Open chiphogg opened this issue 12 years ago • 4 comments

My situation

Multimarkdown (MMD) is a popular superset of markdown. It has the killer (for me) feature of LaTeX-style equations -- a must, since I plan to switch to markdown for scientific communication.

Unfortunately, your plugin has spoiled me! I can't write MMD without missing the in-browser preview. :)

What to do?

Obviously, you can't simply add MMD support. Your GFM support is a killer feature, and GFM is incompatible with MMD.

So I guess I'm asking: is there a way for end-users to customize the markdown parser, so we can switch between GFM, MMD, or anything else we have installed?

What would you recommend?

chiphogg avatar Aug 03 '12 19:08 chiphogg

Alright, so here's what I think: I can add a MultiMarkdown option which you will use by specifying a flag when you start the server, something like instant-markdown-d --multimarkdown. Then, on the vim plugin side, I could add commands such as :UseMultimarkdown and :UseGFM which would shut down the server then start it up again with the appropriate flags. What do you think?

I would only get around to this when I do the full-Ruby rewrite though, so I would have to use a Ruby wrapper like this. Would appreciate, if you have time, if you could you quickly test that out and see if it works.

suan avatar Aug 20 '12 05:08 suan

Sounds like a good plan. I feel bad, though -- I'm moving more in a pandoc direction!

Taking a step back and looking at the bigger picture: there are a variety of markdown supersets around, none clearly superior to the others. Thus, there's great value in letting the user choose any superset, as long as they can supply a parser. I'm not familiar with implementation details -- is that materially more difficult than adding support for a single new parser?

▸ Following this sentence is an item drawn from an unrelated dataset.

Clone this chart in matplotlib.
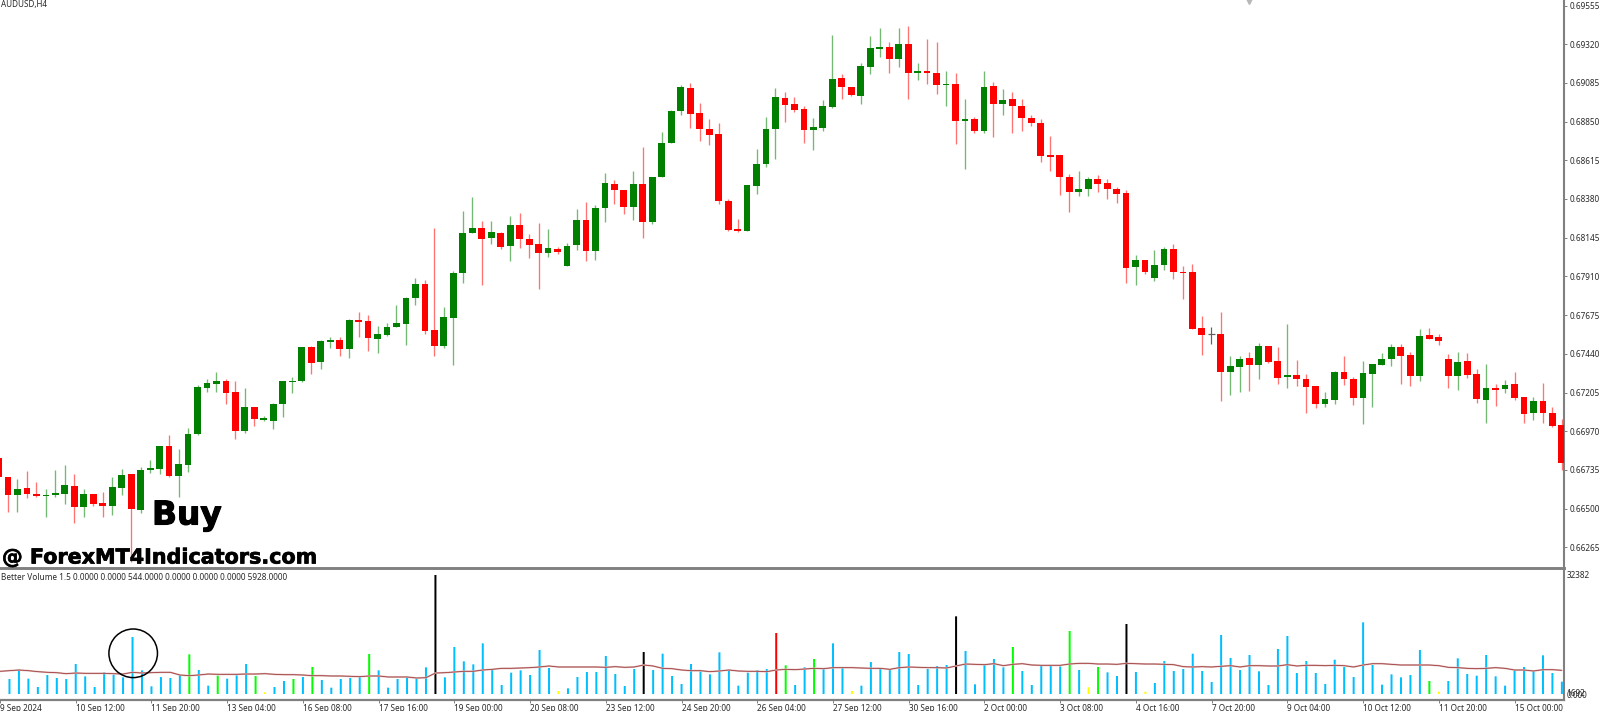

I'm happy to help testing. I'm currently writing a scientific paper in pandoc syntax, so to test your plugin, I would simply use it while I write the paper.

chiphogg avatar Sep 02 '12 17:09 chiphogg

Yeah that has definitely crossed my mind. Right now I'm working on the Ruby rewrite and I'll try to abstract out the parser so that the user can provide an arbitrary command to run. (To start with I think I'll just read the command from an ~/.instant-markdown-drc file) Hopefully it'll work and still be performant! =)

suan avatar Sep 05 '12 21:09 suan

Sounds like a good way to go about it!